Why bother proving that a class is a set?

Question

Fix a set theory, say ZFC. Now suppose you have a statement $P(x)$ written in the language of that theory, which has precisely one free variable $x$. We can conceive of the class of all $x$ in the domain of discourse such that the statement $P(x)$ holds. It is my understanding that this class may or may not itself correspond to an object in the domain of discourse. My questions are as follows. Firstly, suppose that it does correspond to an object in the domain of discourse, well what do we gain by proving that this is the case? And secondly, if the class of all such objects does not correspond to an object in our domain of discourse, what are we NOT allowed to do with this class which we would perhaps like to be able to do?

Now firstly, let me apologize in advance if my conceptualization above is either imprecise, or founded on false assumptions. My experience is limited to naive set theory, and I have no model theory under my belt.

Secondly, let me provide some background context for my question.

Suppose I have a unary function $f$ and I want to speak of the set of all sets that are closed with respect to $f$. We might write this as $\mathrm{clo}(f)$. My understanding is that even if $\mathrm{clo}(f)$ is defined only on 'small' functions $f$ (that is, those functions that are defined by a set of ordered pairs), nonetheless $\mathrm{clo}$ is going to be 'big'. Is this going to be a problem?

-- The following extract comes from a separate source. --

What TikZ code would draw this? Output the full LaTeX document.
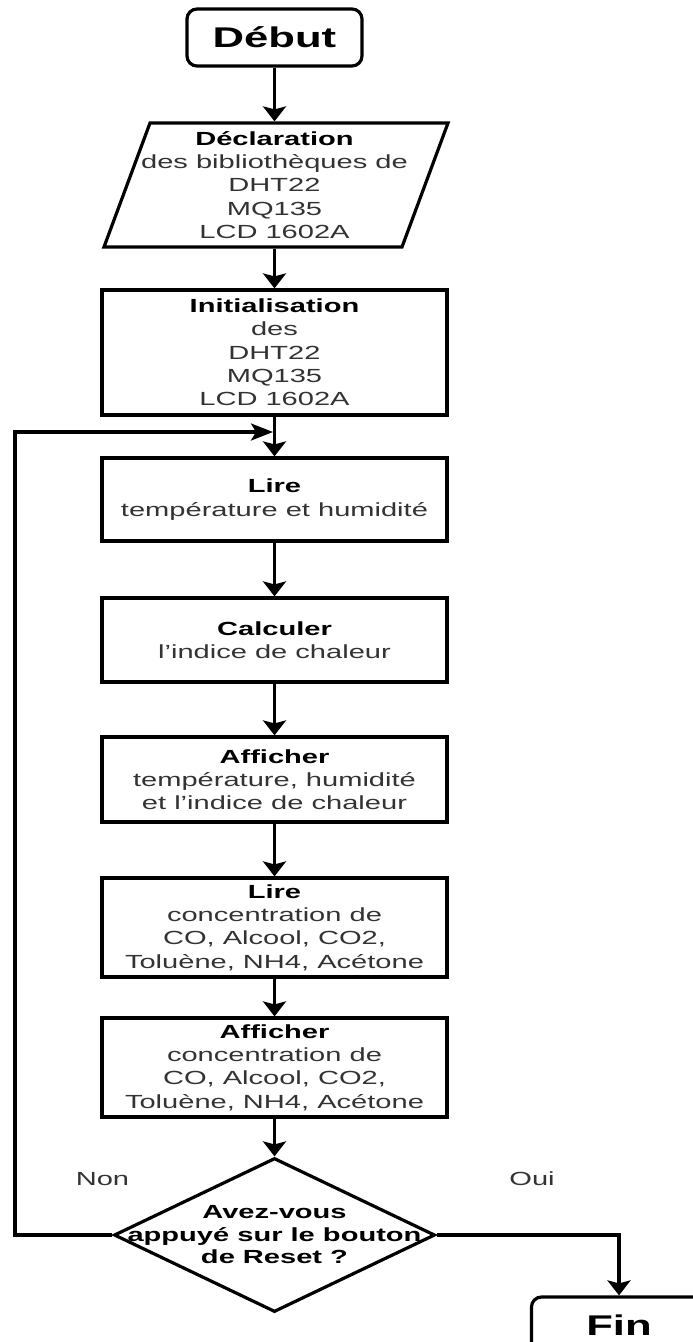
\documentclass[tikz,border=0pt]{standalone}
\usepackage{fontspec}
\setmainfont{Liberation Sans}[FakeStretch=1.53]
\usetikzlibrary{arrows.meta,shapes.geometric}
\newcommand{\boldhead}[1]{{\color{black}\bfseries #1}}
\tikzset{
  base/.style={line width=3.2pt, draw=black},
  proc/.style={base, rectangle, minimum width=345pt, inner sep=2pt, align=center,
    text=black!80, font=\fontsize{19pt}{23.3pt}\selectfont},
  term/.style={base, rectangle, rounded corners=10pt, minimum width=175pt,
    minimum height=57pt, font=\fontsize{28.5pt}{34pt}\selectfont\bfseries},
  arr/.style={line width=3.2pt, -{Stealth[length=15pt,width=23pt,inset=3pt]}},
  harr/.style={line width=3.2pt, -{Stealth[length=22pt,width=17pt,inset=5pt]}},
  lbl/.style={text=black!80, font=\fontsize{19pt}{23.3pt}\selectfont},
}
\begin{document}
\begin{tikzpicture}[x=1pt,y=-1pt]
\clip (0,0) rectangle (693,1342);
\fill[white] (0,0) rectangle (693,1342);

\node[term] (debut) at (274.5,37.5) {Début};

\draw[base] (150,123) -- (448,123) -- (402,247) -- (104,247) -- cycle;
\node[proc, draw=none, minimum height=124pt] (decl) at (274.5,185)
  {\boldhead{Déclaration}\\des bibliothèques de\\DHT22\\MQ135\\LCD 1602A};

\node[proc, minimum height=125pt] (init) at (274.5,352.5)
  {\boldhead{Initialisation}\\des\\DHT22\\MQ135\\LCD 1602A};

\node[proc, minimum height=83pt] (lire1) at (274.5,499.5)
  {\boldhead{Lire}\\température et humidité};

\node[proc, minimum height=84pt] (calc) at (274.5,640)
  {\boldhead{Calculer}\\l’indice de chaleur};

\node[proc, minimum height=85pt] (aff1) at (274.5,779.5)
  {\boldhead{Afficher}\\température, humidité\\et l’indice de chaleur};

\node[proc, minimum height=99pt] (lire2) at (274.5,927.5)
  {\boldhead{Lire}\\concentration de\\CO, Alcool, CO2,\\Toluène, NH4, Acétone};

\node[proc, minimum height=99pt] (aff2) at (274.5,1067.5)
  {\boldhead{Afficher}\\concentration de\\CO, Alcool, CO2,\\Toluène, NH4, Acétone};

\node[base, diamond, minimum width=321pt, minimum height=154pt, inner sep=0pt] (dec) at (274.5,1235) {};
\node[align=center, text=black, font=\fontsize{19pt}{22.5pt}\selectfont\bfseries] (dectext) at (dec)
  {Avez-vous\\appuyé sur le bouton\\de Reset ?};

\node[term] (fin) at (619,1325.5) {Fin};

\node[lbl] (non) at (102.5,1179) {Non};
\node[lbl] (oui) at (532,1179) {Oui};

\coordinate (join) at (273,432);
\coordinate (loopcorner) at (15,432);

\draw[arr] (debut.south) -- (decl.north);
\draw[arr] (decl.south) -- (init.north);
\draw[arr] (init.south) -- (lire1.north);
\draw[arr] (lire1.south) -- (calc.north);
\draw[arr] (calc.south) -- (aff1.north);
\draw[arr] (aff1.south) -- (lire2.north);
\draw[arr] (lire2.south) -- (aff2.north);
\draw[arr] (aff2.south) -- (dec.north);
\draw[harr] (dec.west) -| (loopcorner) -- (join);
\draw[arr] (dec.east) -| (fin.north);
\end{tikzpicture}
\end{document}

Now things get messier. I want to define a binary function $\curvearrowright$ such that for any object in the domain of discourse $x$ and any function $f$, we may write that $x \curvearrowright f = f(x)$. However, I don't want to limit this to small functions $f$. For instance, letting the object $x$ be replaced by a small function $g$, and letting $f$ be replaced by the large function $\mathrm{clo}$, I want to be able to write $g \curvearrowright \mathrm{clo}$ for the set of all sets that are closed with respect to $g$. Can this be done without introducing contradiction?

Answer 1

Well, let us assume we are working in ZFC. In this case:

• We are not allowed to quantify over classes which are not sets.
• We cannot collect proper classes into other classes.
• We cannot say that a class "exists".
• We cannot use classes as parameters internally.

One of the main uses of set theory is to give a foundation to the rest of mathematics. If you cannot say that an object exists in your foundation, how can you delegate it to other theories? You can't. You can only talk about it as a syntactical construct, without any semantical meaning.

If you want to define the class $\operatorname{clo}(f)$ and $f$ itself is a class then your definition is not within the theory. Of course if you are not a set theorist it will probably interest you as much as it would interest you to know that I'm hungry right now. You should know, and you probably do, that there are ways around it like class-set theories or large cardinals.

Furthermore, if you define the operation for class functions and you want to talk about the collection of "all functions which have such and such closure" then you can only do that if these functions form a set. You cannot talk about a collection of classes, not in ZFC and not in NBG. You need to go another step to allow $2$-classes (classes of classes).

This form of iteration can go on for a while before it settles down and you find yourself with a large cardinal. It is somewhat necessary for some constructs in categories, but it is not always necessary otherwise.

Your $\curvearrowright$ function takes input of a function and a set. If the function is not a set, then $\curvearrowright$ cannot take it as input.

Answer 2

One thing that you can do with a set is put a poset structure on it and use Zorn's Lemma, which is a very powerful technique in proving the existence of certain objects. The following is a false application of Zorn's Lemma that illustrates its usefulness and the necessity of proving set-hood.

Suppose you want to prove that any field $F$ has an algebraic closure. Consider the collection of all algebraic extensions of $F$ and order this collection by inclusion. It is easily seen that all of the conditions for Zorn's Lemma hold and that a maximal element is an algebraic closure. The only problem is that the collection is not a set and thus this proof is wrong. It can be corrected but it requires a bit more work to actually produce a set.

Now, the following example shows that a very similar variant of the 'proof' above can be construed that 'proves' nonsense. Consider now the collection of all sets and order it by inclusion. Again, the conditions of Zorn's Lemma are easily satisfied and a maximal element now gives us a set with the property that it is not properly contained in any other set, obviously nonsense.

Another thing one can do with a set is use it to index other sets and then take the cartesian product of the indexed family. If one instead uses a proper class to index some sets then the cartesian product may or may not exist and determining if exists or not can be very difficult. This type of importance in distinguishing between sets and proper classes is very general. Indeed, given any small category it is well known that if the category admits arbitrary (i.e., class indexed and not just set indexed) categorical products (of which the cartesian product of sets is a special case) then the category degenerates to a poset. This argument thus shows that in any category which is not a poset (the category of sets is an example of a non-poset category) there must exist a proper class indexed family of sets which has no product in the category. In contrast, many categories (that of sets included) have the property that any set indexed family of objects has a product in the category (more generally, all small limits and colimits exist in many categories but if all limits, or all colimits, exist then the category must be a poset).